Bodies have been left lying in the street, and there are fires burning across the city.
Ukrainian President Volodymyr Zelensky said a child had died of dehydration after the Russian military cut off the water supply.
Several previous attempts to get civilians out have been disrupted by shelling.
Mariupol’s deputy mayor said Russian forces had been bombarding the area where people were trying to gather. He said some roads were blocked and others were mined.
“This morning the situation did not change,” Sergei Orlov told the BBC. “So we still have... a city in blockade.”
Lorries and buses bearing red cross symbols had been on their way to bring supplies and ferry civilians out.
It is unclear if the convoy made it to Mariupol, or whether people will board the buses if shelling continues.
Ukraine’s Minister of Foreign Affairs Dmytro Kuleba accused Russia of holding “300,000 civilians hostage in Mariupol”.
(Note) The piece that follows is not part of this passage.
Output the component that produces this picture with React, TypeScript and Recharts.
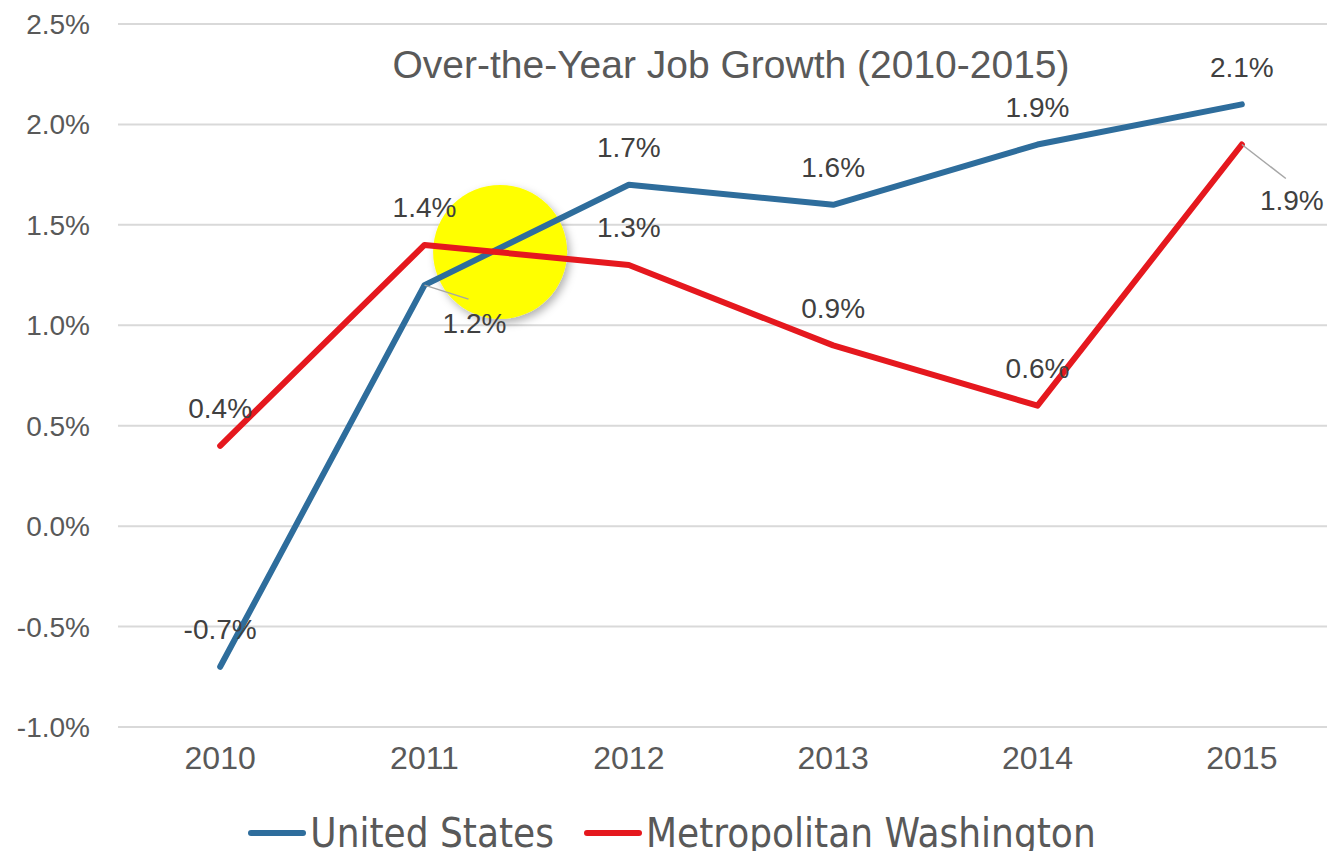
import React from "react";
import {
  LineChart,
  Line,
  XAxis,
  YAxis,
  CartesianGrid,
  Legend,
  LabelList,
  ReferenceDot,
} from "recharts";

const years = [2010, 2011, 2012, 2013, 2014, 2015];
const unitedStates = [-0.7, 1.2, 1.7, 1.6, 1.9, 2.1];
const metroWashington = [0.4, 1.4, 1.3, 0.9, 0.6, 1.9];
const yTicks = [-1.0, -0.5, 0.0, 0.5, 1.0, 1.5, 2.0, 2.5];
const seriesNames = ["United States", "Metropolitan Washington"];

// highlight circle position in data units (between 2011 and 2012)
const highlight = { year: 2011.37, value: 1.365 };

const BLUE = "#2E6D9C";
const RED = "#E5181E";
const GRID = "#d9d9d9";
const AXIS_TEXT = "#595959";
const LABEL_TEXT = "#404040";
const FONT = "'Liberation Sans', Arial, sans-serif";
const NARROW = "'Liberation Sans Narrow', 'DejaVu Sans Condensed', 'Liberation Sans', sans-serif";

const data = years.map((year, i) => ({
  year,
  us: unitedStates[i],
  metro: metroWashington[i],
}));

// labels that sit below-right of their point with a leader line
const usCallouts: Record<number, boolean> = { 1: true };
const metroCallouts: Record<number, boolean> = { 5: true };

function makeLabel(callouts: Record<number, boolean>) {
  return (props: any) => {
    const { x, y, value, index } = props;
    const text = `${Number(value).toFixed(1)}%`;
    if (callouts[index]) {
      return (
        <g>
          <line x1={x} y1={y} x2={x + 44} y2={y + 14 + (index === 5 ? 20 : 0)} stroke="#a6a6a6" strokeWidth={1.5} />
          <text
            x={x + 50}
            y={y + (index === 5 ? 58 : 40)}
            textAnchor="middle"
            fontSize={28}
            fontFamily={FONT}
            fill={LABEL_TEXT}
            dominantBaseline="middle"
          >
            {text}
          </text>
        </g>
      );
    }
    return (
      <text
        x={x}
        y={y - 35}
        textAnchor="middle"
        fontSize={28}
        fontFamily={FONT}
        fill={LABEL_TEXT}
        dominantBaseline="middle"
      >
        {text}
      </text>
    );
  };
}

function LegendContent(props: any) {
  const items = [...(props.payload || [])].sort(
    (a: any, b: any) => seriesNames.indexOf(a.value) - seriesNames.indexOf(b.value)
  );
  return (
    <div
      style={{
        height: 60,
        display: "flex",
        justifyContent: "center",
        alignItems: "flex-end",
        fontFamily: NARROW,
        fontSize: 40,
        color: AXIS_TEXT,
      }}
    >
      {items.map((p: any, i: number) => (
        <div
          key={p.value}
          style={{ display: "flex", alignItems: "center", marginLeft: i === 0 ? 0 : 30, marginBottom: -6 }}
        >
          <svg width={58} height={12} style={{ marginRight: 4 }}>
            <line x1={3} y1={6} x2={55} y2={6} stroke={p.color} strokeWidth={6} strokeLinecap="round" />
          </svg>
          <span style={{ lineHeight: "48px" }}>{p.value}</span>
        </div>
      ))}
    </div>
  );
}

export default function App() {
  return (
    <div
      style={{
        position: "absolute",
        left: 0,
        top: 0,
        width: 1327,
        height: 851,
        overflow: "hidden",
        background: "#fff",
      }}
    >
      <svg width={0} height={0} style={{ position: "absolute" }}>
        <defs>
          <filter id="circleShadow" x="-30%" y="-30%" width="160%" height="160%">
            <feDropShadow dx={3} dy={4} stdDeviation={4} floodColor="#000" floodOpacity={0.3} />
          </filter>
        </defs>
      </svg>
      <LineChart
        width={1345}
        height={851}
        data={data}
        margin={{ top: 24, right: 1, left: 0, bottom: 0 }}
      >
        <CartesianGrid vertical={false} stroke={GRID} strokeWidth={2} />
        <XAxis
          dataKey="year"
          type="number"
          domain={[2009.5, 2015.5]}
          ticks={years}
          axisLine={false}
          tickLine={false}
          tickSize={0}
          tickMargin={19}
          height={64}
          tick={{ fontSize: 32, fill: AXIS_TEXT, fontFamily: FONT }}
        />
        <YAxis
          domain={[-1, 2.5]}
          ticks={yTicks}
          width={118}
          axisLine={false}
          tickLine={false}
          tickSize={0}
          tickMargin={28}
          tickFormatter={(v: number) => `${v.toFixed(1)}%`}
          tick={{ fontSize: 28, fill: AXIS_TEXT, fontFamily: FONT }}
        />
        <ReferenceDot
          x={highlight.year}
          y={highlight.value}
          r={67}
          zIndex={100}
          ifOverflow="visible"
          shape={(p: any) => (
            <circle cx={p.cx} cy={p.cy} r={67} fill="#FFFF00" filter="url(#circleShadow)" />
          )}
        />
        <Legend verticalAlign="bottom" content={<LegendContent />} />
        <Line
          dataKey="us"
          name="United States"
          stroke={BLUE}
          strokeWidth={6}
          strokeLinecap="round"
          strokeLinejoin="round"
          dot={false}
          activeDot={false}
          isAnimationActive={false}
        >
          <LabelList dataKey="us" content={makeLabel(usCallouts)} />
        </Line>
        <Line
          dataKey="metro"
          name="Metropolitan Washington"
          stroke={RED}
          strokeWidth={6}
          strokeLinecap="round"
          strokeLinejoin="round"
          dot={false}
          activeDot={false}
          isAnimationActive={false}
        >
          <LabelList dataKey="metro" content={makeLabel(metroCallouts)} />
        </Line>
      </LineChart>
      <div
        style={{
          position: "absolute",
          left: 118,
          width: 1226,
          top: 40,
          textAlign: "center",
          fontFamily: FONT,
          fontSize: 39,
          color: AXIS_TEXT,
          lineHeight: "50px",
        }}
      >
        Over-the-Year Job Growth (2010-2015)
      </div>
    </div>
  );
}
He said Russia was preventing a humanitarian evacuation “despite agreements with ICRC (International Committee of the Red Cross) mediation.”
He tweeted: “One child died of dehydration (!) yesterday! War crimes are part of Russia’s deliberate strategy. I urge all states to publicly demand: Russia, let people go!”
It came soon after residents began leaving the northeastern city of Sumy and the town of Irpin near the capital Kyiv, after ceasefires were agreed for evacuations there.
The battle for Mariupol is crucial because its capture could allow Moscow to establish a land corridor to Crimea, which Russia seized from Ukraine in 2014.
An estimated 200,000 people – nearly half the city’s population – hope to flee.
Earlier, the UN announced the number of refugees escaping the war in Ukraine has passed two million.